To prevent this, operators will have to be proactive in communicating order status. Send them notifications or a text message (third-party couriers already allow this). If problems come up along the way, they want to be notified immediately via phone call so they would know what to expect. Your delivery person should be able to assist them if they could or direct them to the person who will be able to. 

On-premise dining means that food is just one problem you will be dealing with. The atmosphere should be comfortable, the tabletop should be complete and presentable, and servers should be polite and well-versed in the menu to make proper recommendations and answer any question a customer may have. When you deliver food, there is less customer interaction. One way to stay close to your customers is being accessible via mobile, so that they can reach you directly, which is something that they appreciate. 

Beyond your dining room, you are giving up a degree of control to your couriers who are in charge of bringing the food to your customer’s doorstep. If you have an in-house delivery staff, you can have more confidence because you will likely already be familiar with them as they are hired and chosen by you. However, if you are working with third-party couriers, you have to trust them to get the job done. That being said, make sure that they share your goal to deliver not just good food but 100 percent customer satisfaction.

There is also the issue of some delivery couriers sneaking a sip or a fry or two from the person’s order. This means you will also have to invest in tamper-proof packaging so you can be confident that the food arrives complete.

 off-premise restaurant sales

On-premise vs. Off-premise: Reliability

You may have unexpected technical glitches that would interrupt your operation and literally lose orders. Your mobile website or app can crash. If deliveries are an important part of your business, you should invest in topnotch web management assistance to prevent downtimes and get the website up and running in a matter of time should problems occur.
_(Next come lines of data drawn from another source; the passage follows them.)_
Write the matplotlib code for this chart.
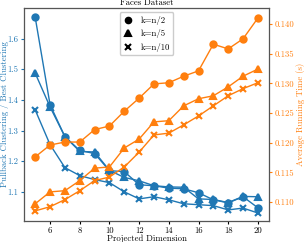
import matplotlib
matplotlib.use('Agg')
import matplotlib.pyplot as plt
from matplotlib.lines import Line2D

plt.rcParams['font.family'] = 'serif'
plt.rcParams['font.serif'] = ['cmr10', 'DejaVu Serif']
plt.rcParams['axes.formatter.use_mathtext'] = False

dims = [5, 6, 7, 8, 9, 10, 11, 12, 13, 14, 15, 16, 17, 18, 19, 20]

# pullback clustering / best clustering (left axis)
ratio_n2 = [1.669, 1.384, 1.280, 1.235, 1.225, 1.169, 1.166, 1.123, 1.120, 1.112,
            1.110, 1.097, 1.074, 1.064, 1.084, 1.048]
ratio_n5 = [1.487, 1.377, 1.280, 1.232, 1.230, 1.170, 1.147, 1.136, 1.120, 1.116,
            1.115, 1.077, 1.075, 1.065, 1.085, 1.084]
ratio_n10 = [1.367, 1.254, 1.179, 1.153, 1.140, 1.130, 1.100, 1.077, 1.084, 1.074,
             1.061, 1.058, 1.055, 1.041, 1.047, 1.031]

# average running time in seconds (right axis)
time_n2 = [0.1176, 0.1196, 0.1201, 0.1201, 0.1222, 0.1228, 0.1253, 0.1275, 0.1299, 0.1301,
           0.1312, 0.1321, 0.1366, 0.1358, 0.1375, 0.1410]
time_n5 = [0.1097, 0.1117, 0.1119, 0.1136, 0.1157, 0.1159, 0.1191, 0.1206, 0.1235, 0.1237,
           0.1262, 0.1274, 0.1279, 0.1294, 0.1312, 0.1324]
time_n10 = [0.1085, 0.1092, 0.1104, 0.1119, 0.1136, 0.1142, 0.1159, 0.1184, 0.1213, 0.1216,
            0.1230, 0.1245, 0.1262, 0.1279, 0.1291, 0.1301]

labels = ['k=n/2', 'k=n/5', 'k=n/10']
markers = ['o', '^', 'x']

blue = '#1f77b4'
orange = '#ff7f0e'
fs = 6.3

fig = plt.figure(figsize=(3.05, 2.42), dpi=100)
ax = fig.add_axes([0.079, 0.087, 0.803, 0.88])
ax2 = ax.twinx()

for vals, m in zip([ratio_n2, ratio_n5, ratio_n10], markers):
    ax.plot(dims, vals, marker=m, color=blue, lw=1, ms=4.5, mew=1.5)
for vals, m in zip([time_n2, time_n5, time_n10], markers):
    ax2.plot(dims, vals, marker=m, color=orange, lw=1, ms=4.5, mew=1.5)

ax.set_xticks([6, 8, 10, 12, 14, 16, 18, 20])
ax.set_xticklabels(['6', '8', '10', '12', '14', '16', '18', '20'])
ax.set_yticks([1.1, 1.2, 1.3, 1.4, 1.5, 1.6])
ax.set_yticklabels(['1.1', '1.2', '1.3', '1.4', '1.5', '1.6'])
ax2.set_yticks([0.110, 0.115, 0.120, 0.125, 0.130, 0.135, 0.140])
ax2.set_yticklabels(['0.110', '0.115', '0.120', '0.125', '0.130', '0.135', '0.140'])
ax.set_ylim(1.005, 1.70)
ax2.set_ylim(0.1068, 0.1427)

ax.tick_params(labelsize=fs, length=2.5, pad=1.5)
ax.tick_params(axis='y', colors=blue)
ax.tick_params(axis='x', colors='black')
ax2.tick_params(axis='y', labelsize=fs, length=2.5, pad=1.5, colors=orange)

ax.set_xlabel('Projected Dimension', fontsize=fs, labelpad=0)
ax.set_ylabel('Pullback Clustering / Best Clustering', fontsize=fs, color=blue)
ax.yaxis.set_label_coords(-0.062, 0.5)
ax2.set_ylabel('Average Running Time (s)', fontsize=fs, color=orange, labelpad=1)
ax.set_title('Faces Dataset', fontsize=fs, pad=2)

for sp in ['left', 'right', 'top', 'bottom']:
    ax2.spines[sp].set_color('#555555')

handles = [Line2D([], [], ls='none', marker=m, color='black', ms=4, mew=1.5) for m in markers]
ax2.legend(handles, labels, loc='upper center', fontsize=fs, framealpha=1,
           handlelength=1.2, borderpad=0.4, labelspacing=0.5)

fig.savefig('out.png', dpi=100)
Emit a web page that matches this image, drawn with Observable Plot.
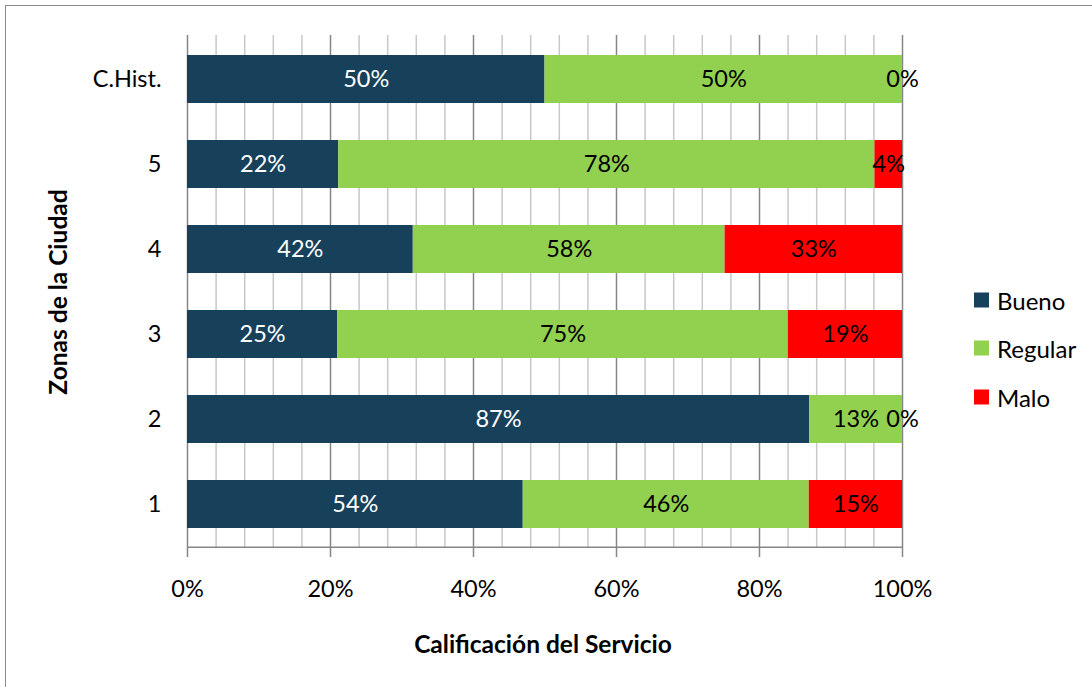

This is not a problem you will have on on-premise dining, although it is a risk in those using fully digital ordering and payment systems especially if you have everything connected. One part malfunctioning could disrupt the entire flow and cause issues to snowball, but you will be in a better position to solve the issue and can quickly jump back to the traditional pen-and-paper if your ordering kiosk goes out of commission. You may also want to keep the option to pay with cash as opposed to going completely cashless precisely for this issue and to prevent alienating a customer base that still prefers the old-fashioned way. 

Your staff might be nervous to use automated ordering and payment systems, so make sure that you make time to prepare them by doing a dry run with possible scenarios. 

On-premise vs. Off-premise: Brand awareness

If you run a ghost kitchen, your restaurant essentially exists virtually. While you have the benefit of being exposed to the large audience developed by third-party apps, which is hard to achieve without it, it also means you have to work extra hard to be present online. You don’t have a physical storefront, so your efforts will have to be directed to social media, ads, and a working, user-friendly website to successfully get the word out on your business and promote your products. You always have to be online because it is your main channel. You can’t have your website crashing or being unavailable because you risk losing business. You need to be able to quickly fix issues that may come up and be ready to prevent them from happening again.

Conclusion

In the battle of on-premise vs off-premise, many operators find the value in both on-premise and off-premise dining. That doesn’t stop the dining room from reducing in size, but it does push operators to do better in providing a worthwhile experience for customers who make an effort to visit your physical establishment.